*PROBLEM REQUIREMENTS*:
Copy out each line exactly; pictures stay out of the copy.

*STORED DATA*:
▶
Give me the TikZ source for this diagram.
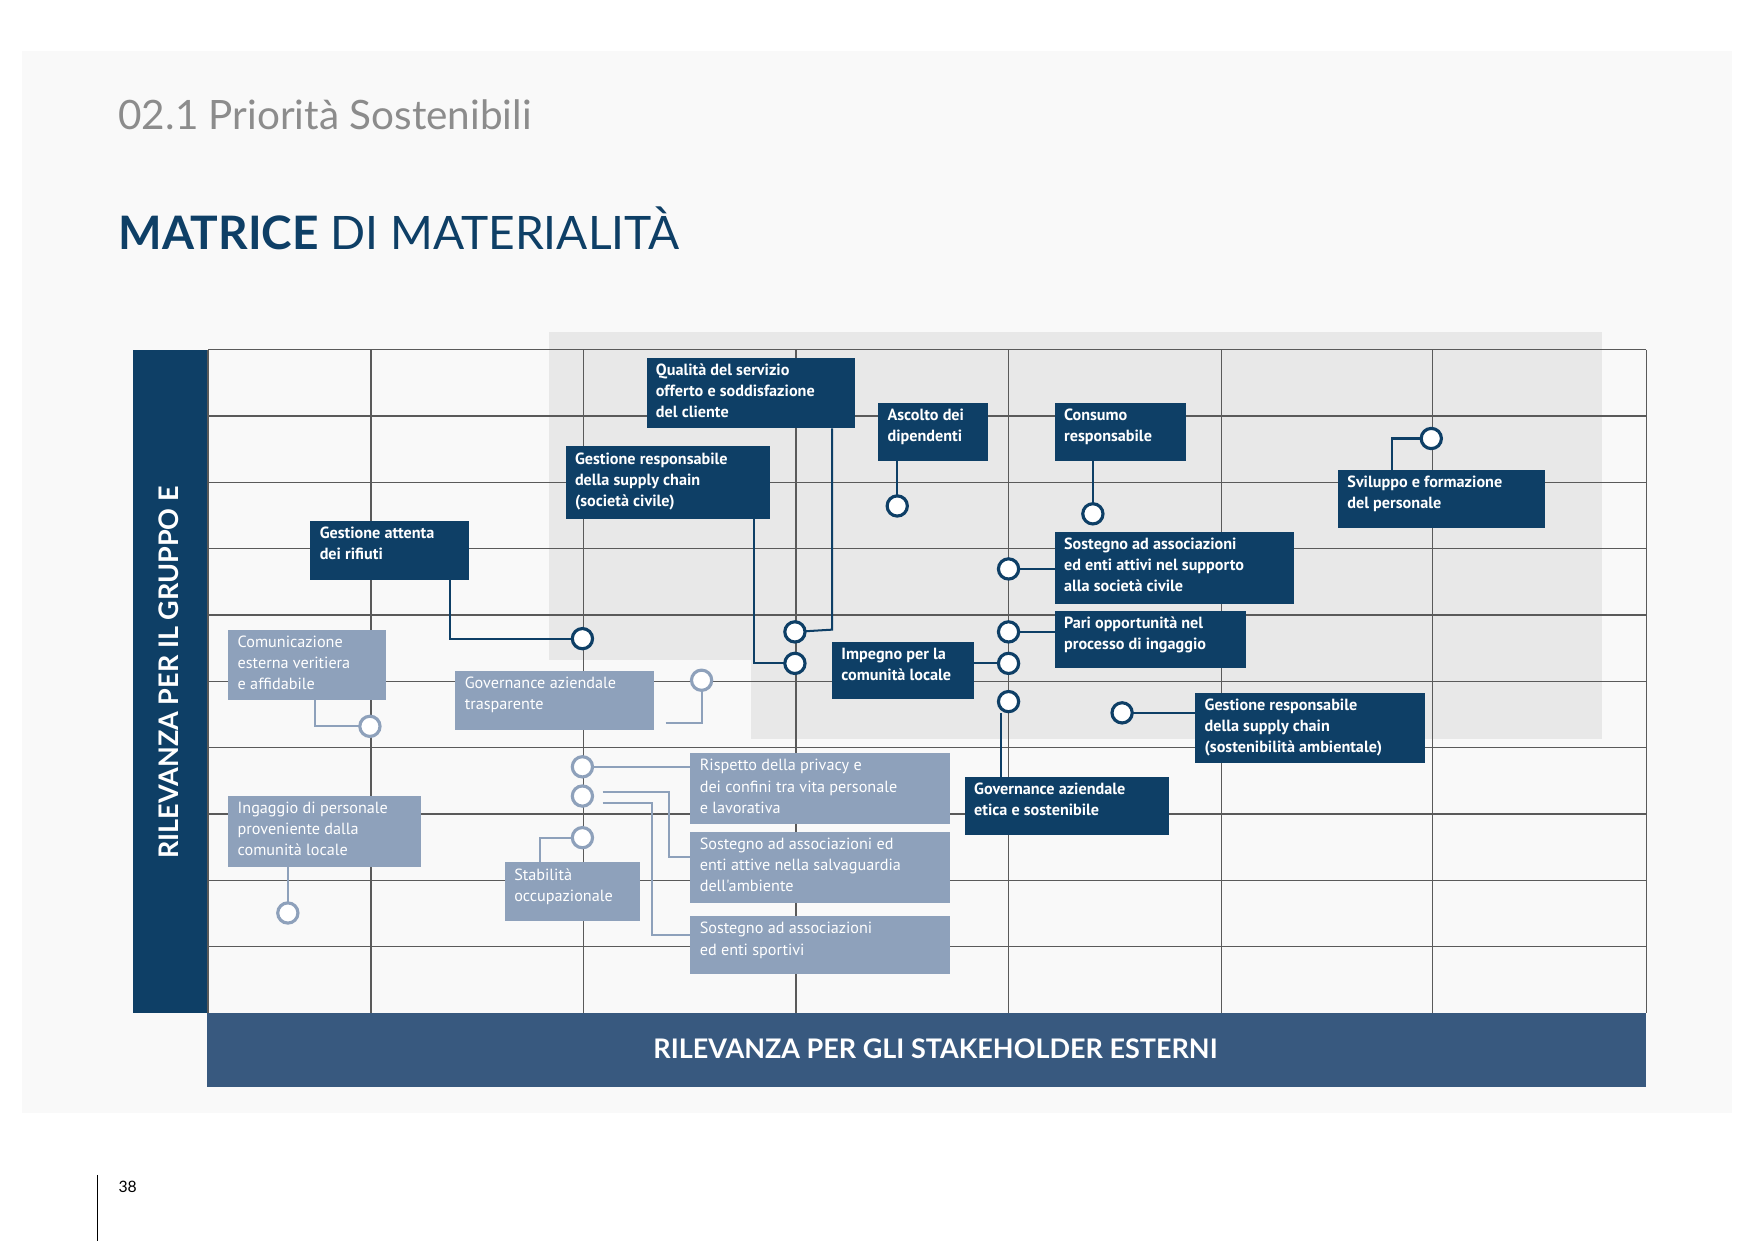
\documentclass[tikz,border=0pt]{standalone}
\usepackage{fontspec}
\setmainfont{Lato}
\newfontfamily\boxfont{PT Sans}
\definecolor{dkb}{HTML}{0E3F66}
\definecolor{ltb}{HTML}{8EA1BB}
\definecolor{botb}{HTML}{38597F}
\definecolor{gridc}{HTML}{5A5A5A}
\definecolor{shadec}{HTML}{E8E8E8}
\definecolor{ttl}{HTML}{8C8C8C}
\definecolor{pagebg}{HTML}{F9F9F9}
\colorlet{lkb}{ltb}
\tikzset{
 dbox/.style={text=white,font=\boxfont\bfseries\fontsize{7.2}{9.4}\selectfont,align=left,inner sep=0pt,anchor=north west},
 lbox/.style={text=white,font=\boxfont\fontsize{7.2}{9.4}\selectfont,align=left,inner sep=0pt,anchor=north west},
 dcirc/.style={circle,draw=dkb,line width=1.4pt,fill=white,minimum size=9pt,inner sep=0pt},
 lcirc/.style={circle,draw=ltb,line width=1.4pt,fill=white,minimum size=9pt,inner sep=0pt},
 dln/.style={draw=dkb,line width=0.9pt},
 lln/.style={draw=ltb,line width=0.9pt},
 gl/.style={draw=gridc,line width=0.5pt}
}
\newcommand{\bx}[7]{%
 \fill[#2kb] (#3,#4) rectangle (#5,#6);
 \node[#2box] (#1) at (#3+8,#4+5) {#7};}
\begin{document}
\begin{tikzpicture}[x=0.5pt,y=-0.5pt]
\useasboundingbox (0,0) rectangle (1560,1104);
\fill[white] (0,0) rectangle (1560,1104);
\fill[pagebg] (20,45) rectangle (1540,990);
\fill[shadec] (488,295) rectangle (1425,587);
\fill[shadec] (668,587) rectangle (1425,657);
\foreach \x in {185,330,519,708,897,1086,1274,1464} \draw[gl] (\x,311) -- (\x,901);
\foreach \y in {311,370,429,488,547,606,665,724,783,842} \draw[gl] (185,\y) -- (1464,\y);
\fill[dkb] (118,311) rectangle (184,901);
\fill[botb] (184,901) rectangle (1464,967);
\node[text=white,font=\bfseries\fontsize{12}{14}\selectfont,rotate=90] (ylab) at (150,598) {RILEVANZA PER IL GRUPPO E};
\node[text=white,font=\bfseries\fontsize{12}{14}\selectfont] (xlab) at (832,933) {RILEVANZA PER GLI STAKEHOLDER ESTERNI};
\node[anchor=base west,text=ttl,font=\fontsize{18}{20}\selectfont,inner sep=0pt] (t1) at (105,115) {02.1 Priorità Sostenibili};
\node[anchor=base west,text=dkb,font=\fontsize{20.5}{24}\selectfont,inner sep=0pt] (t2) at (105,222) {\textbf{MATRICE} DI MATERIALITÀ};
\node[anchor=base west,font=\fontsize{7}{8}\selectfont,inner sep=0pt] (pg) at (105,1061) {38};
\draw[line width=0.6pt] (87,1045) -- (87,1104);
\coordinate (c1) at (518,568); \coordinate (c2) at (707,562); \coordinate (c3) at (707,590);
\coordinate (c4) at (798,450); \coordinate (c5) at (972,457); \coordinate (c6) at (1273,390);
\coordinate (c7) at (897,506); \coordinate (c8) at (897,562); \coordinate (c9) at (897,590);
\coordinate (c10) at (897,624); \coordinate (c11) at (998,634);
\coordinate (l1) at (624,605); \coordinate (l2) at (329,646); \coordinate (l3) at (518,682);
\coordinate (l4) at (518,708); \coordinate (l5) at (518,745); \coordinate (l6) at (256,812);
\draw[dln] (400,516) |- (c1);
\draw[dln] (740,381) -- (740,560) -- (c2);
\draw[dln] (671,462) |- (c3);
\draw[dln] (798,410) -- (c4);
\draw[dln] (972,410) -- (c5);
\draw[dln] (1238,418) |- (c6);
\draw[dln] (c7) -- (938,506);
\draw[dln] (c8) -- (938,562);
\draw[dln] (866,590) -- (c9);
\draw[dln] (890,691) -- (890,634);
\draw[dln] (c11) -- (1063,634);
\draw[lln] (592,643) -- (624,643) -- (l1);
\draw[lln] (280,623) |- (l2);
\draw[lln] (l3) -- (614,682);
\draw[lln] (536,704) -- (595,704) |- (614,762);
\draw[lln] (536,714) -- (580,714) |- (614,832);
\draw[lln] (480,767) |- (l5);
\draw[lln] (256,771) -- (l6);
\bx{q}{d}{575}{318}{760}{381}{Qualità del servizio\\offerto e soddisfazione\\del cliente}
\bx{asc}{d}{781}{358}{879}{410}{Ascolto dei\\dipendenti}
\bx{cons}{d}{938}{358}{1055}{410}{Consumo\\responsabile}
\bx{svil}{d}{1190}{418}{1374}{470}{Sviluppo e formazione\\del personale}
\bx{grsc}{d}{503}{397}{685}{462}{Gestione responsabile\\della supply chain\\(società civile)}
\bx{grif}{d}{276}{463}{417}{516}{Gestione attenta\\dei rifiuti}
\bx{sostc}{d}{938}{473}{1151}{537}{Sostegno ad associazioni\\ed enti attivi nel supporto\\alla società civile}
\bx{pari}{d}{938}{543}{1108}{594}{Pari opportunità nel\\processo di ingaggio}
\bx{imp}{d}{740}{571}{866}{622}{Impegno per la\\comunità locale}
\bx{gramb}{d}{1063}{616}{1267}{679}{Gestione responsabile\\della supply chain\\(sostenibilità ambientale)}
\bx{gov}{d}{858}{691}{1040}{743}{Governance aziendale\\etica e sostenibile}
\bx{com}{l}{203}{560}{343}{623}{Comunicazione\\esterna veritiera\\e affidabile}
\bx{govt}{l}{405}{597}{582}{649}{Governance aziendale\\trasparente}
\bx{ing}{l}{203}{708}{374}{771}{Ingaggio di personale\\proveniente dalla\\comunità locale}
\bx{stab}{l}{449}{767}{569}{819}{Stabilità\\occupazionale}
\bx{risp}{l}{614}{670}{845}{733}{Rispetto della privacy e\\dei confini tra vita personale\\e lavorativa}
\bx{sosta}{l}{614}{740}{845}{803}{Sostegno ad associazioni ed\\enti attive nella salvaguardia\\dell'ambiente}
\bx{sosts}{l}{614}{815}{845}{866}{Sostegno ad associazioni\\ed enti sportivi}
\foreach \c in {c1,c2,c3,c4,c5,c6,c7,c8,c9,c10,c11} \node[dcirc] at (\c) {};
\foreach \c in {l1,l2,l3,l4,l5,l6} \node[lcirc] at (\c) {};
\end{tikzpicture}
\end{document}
◀
*FINAL ANSWER*:
Give me the TikZ source for this diagram.
\documentclass[tikz,border=0pt]{standalone}
\usepackage{fontspec}
\setmainfont{Lato}
\newfontfamily\boxfont{PT Sans}
\definecolor{dkb}{HTML}{0E3F66}
\definecolor{ltb}{HTML}{8EA1BB}
\definecolor{botb}{HTML}{38597F}
\definecolor{gridc}{HTML}{5A5A5A}
\definecolor{shadec}{HTML}{E8E8E8}
\definecolor{ttl}{HTML}{8C8C8C}
\definecolor{pagebg}{HTML}{F9F9F9}
\colorlet{lkb}{ltb}
\tikzset{
 dbox/.style={text=white,font=\boxfont\bfseries\fontsize{7.2}{9.4}\selectfont,align=left,inner sep=0pt,anchor=north west},
 lbox/.style={text=white,font=\boxfont\fontsize{7.2}{9.4}\selectfont,align=left,inner sep=0pt,anchor=north west},
 dcirc/.style={circle,draw=dkb,line width=1.4pt,fill=white,minimum size=9pt,inner sep=0pt},
 lcirc/.style={circle,draw=ltb,line width=1.4pt,fill=white,minimum size=9pt,inner sep=0pt},
 dln/.style={draw=dkb,line width=0.9pt},
 lln/.style={draw=ltb,line width=0.9pt},
 gl/.style={draw=gridc,line width=0.5pt}
}
\newcommand{\bx}[7]{%
 \fill[#2kb] (#3,#4) rectangle (#5,#6);
 \node[#2box] (#1) at (#3+8,#4+5) {#7};}
\begin{document}
\begin{tikzpicture}[x=0.5pt,y=-0.5pt]
\useasboundingbox (0,0) rectangle (1560,1104);
\fill[white] (0,0) rectangle (1560,1104);
\fill[pagebg] (20,45) rectangle (1540,990);
\fill[shadec] (488,295) rectangle (1425,587);
\fill[shadec] (668,587) rectangle (1425,657);
\foreach \x in {185,330,519,708,897,1086,1274,1464} \draw[gl] (\x,311) -- (\x,901);
\foreach \y in {311,370,429,488,547,606,665,724,783,842} \draw[gl] (185,\y) -- (1464,\y);
\fill[dkb] (118,311) rectangle (184,901);
\fill[botb] (184,901) rectangle (1464,967);
\node[text=white,font=\bfseries\fontsize{12}{14}\selectfont,rotate=90] (ylab) at (150,598) {RILEVANZA PER IL GRUPPO E};
\node[text=white,font=\bfseries\fontsize{12}{14}\selectfont] (xlab) at (832,933) {RILEVANZA PER GLI STAKEHOLDER ESTERNI};
\node[anchor=base west,text=ttl,font=\fontsize{18}{20}\selectfont,inner sep=0pt] (t1) at (105,115) {02.1 Priorità Sostenibili};
\node[anchor=base west,text=dkb,font=\fontsize{20.5}{24}\selectfont,inner sep=0pt] (t2) at (105,222) {\textbf{MATRICE} DI MATERIALITÀ};
\node[anchor=base west,font=\fontsize{7}{8}\selectfont,inner sep=0pt] (pg) at (105,1061) {38};
\draw[line width=0.6pt] (87,1045) -- (87,1104);
\coordinate (c1) at (518,568); \coordinate (c2) at (707,562); \coordinate (c3) at (707,590);
\coordinate (c4) at (798,450); \coordinate (c5) at (972,457); \coordinate (c6) at (1273,390);
\coordinate (c7) at (897,506); \coordinate (c8) at (897,562); \coordinate (c9) at (897,590);
\coordinate (c10) at (897,624); \coordinate (c11) at (998,634);
\coordinate (l1) at (624,605); \coordinate (l2) at (329,646); \coordinate (l3) at (518,682);
\coordinate (l4) at (518,708); \coordinate (l5) at (518,745); \coordinate (l6) at (256,812);
\draw[dln] (400,516) |- (c1);
\draw[dln] (740,381) -- (740,560) -- (c2);
\draw[dln] (671,462) |- (c3);
\draw[dln] (798,410) -- (c4);
\draw[dln] (972,410) -- (c5);
\draw[dln] (1238,418) |- (c6);
\draw[dln] (c7) -- (938,506);
\draw[dln] (c8) -- (938,562);
\draw[dln] (866,590) -- (c9);
\draw[dln] (890,691) -- (890,634);
\draw[dln] (c11) -- (1063,634);
\draw[lln] (592,643) -- (624,643) -- (l1);
\draw[lln] (280,623) |- (l2);
\draw[lln] (l3) -- (614,682);
\draw[lln] (536,704) -- (595,704) |- (614,762);
\draw[lln] (536,714) -- (580,714) |- (614,832);
\draw[lln] (480,767) |- (l5);
\draw[lln] (256,771) -- (l6);
\bx{q}{d}{575}{318}{760}{381}{Qualità del servizio\\offerto e soddisfazione\\del cliente}
\bx{asc}{d}{781}{358}{879}{410}{Ascolto dei\\dipendenti}
\bx{cons}{d}{938}{358}{1055}{410}{Consumo\\responsabile}
\bx{svil}{d}{1190}{418}{1374}{470}{Sviluppo e formazione\\del personale}
\bx{grsc}{d}{503}{397}{685}{462}{Gestione responsabile\\della supply chain\\(società civile)}
\bx{grif}{d}{276}{463}{417}{516}{Gestione attenta\\dei rifiuti}
\bx{sostc}{d}{938}{473}{1151}{537}{Sostegno ad associazioni\\ed enti attivi nel supporto\\alla società civile}
\bx{pari}{d}{938}{543}{1108}{594}{Pari opportunità nel\\processo di ingaggio}
\bx{imp}{d}{740}{571}{866}{622}{Impegno per la\\comunità locale}
\bx{gramb}{d}{1063}{616}{1267}{679}{Gestione responsabile\\della supply chain\\(sostenibilità ambientale)}
\bx{gov}{d}{858}{691}{1040}{743}{Governance aziendale\\etica e sostenibile}
\bx{com}{l}{203}{560}{343}{623}{Comunicazione\\esterna veritiera\\e affidabile}
\bx{govt}{l}{405}{597}{582}{649}{Governance aziendale\\trasparente}
\bx{ing}{l}{203}{708}{374}{771}{Ingaggio di personale\\proveniente dalla\\comunità locale}
\bx{stab}{l}{449}{767}{569}{819}{Stabilità\\occupazionale}
\bx{risp}{l}{614}{670}{845}{733}{Rispetto della privacy e\\dei confini tra vita personale\\e lavorativa}
\bx{sosta}{l}{614}{740}{845}{803}{Sostegno ad associazioni ed\\enti attive nella salvaguardia\\dell'ambiente}
\bx{sosts}{l}{614}{815}{845}{866}{Sostegno ad associazioni\\ed enti sportivi}
\foreach \c in {c1,c2,c3,c4,c5,c6,c7,c8,c9,c10,c11} \node[dcirc] at (\c) {};
\foreach \c in {l1,l2,l3,l4,l5,l6} \node[lcirc] at (\c) {};
\end{tikzpicture}
\end{document}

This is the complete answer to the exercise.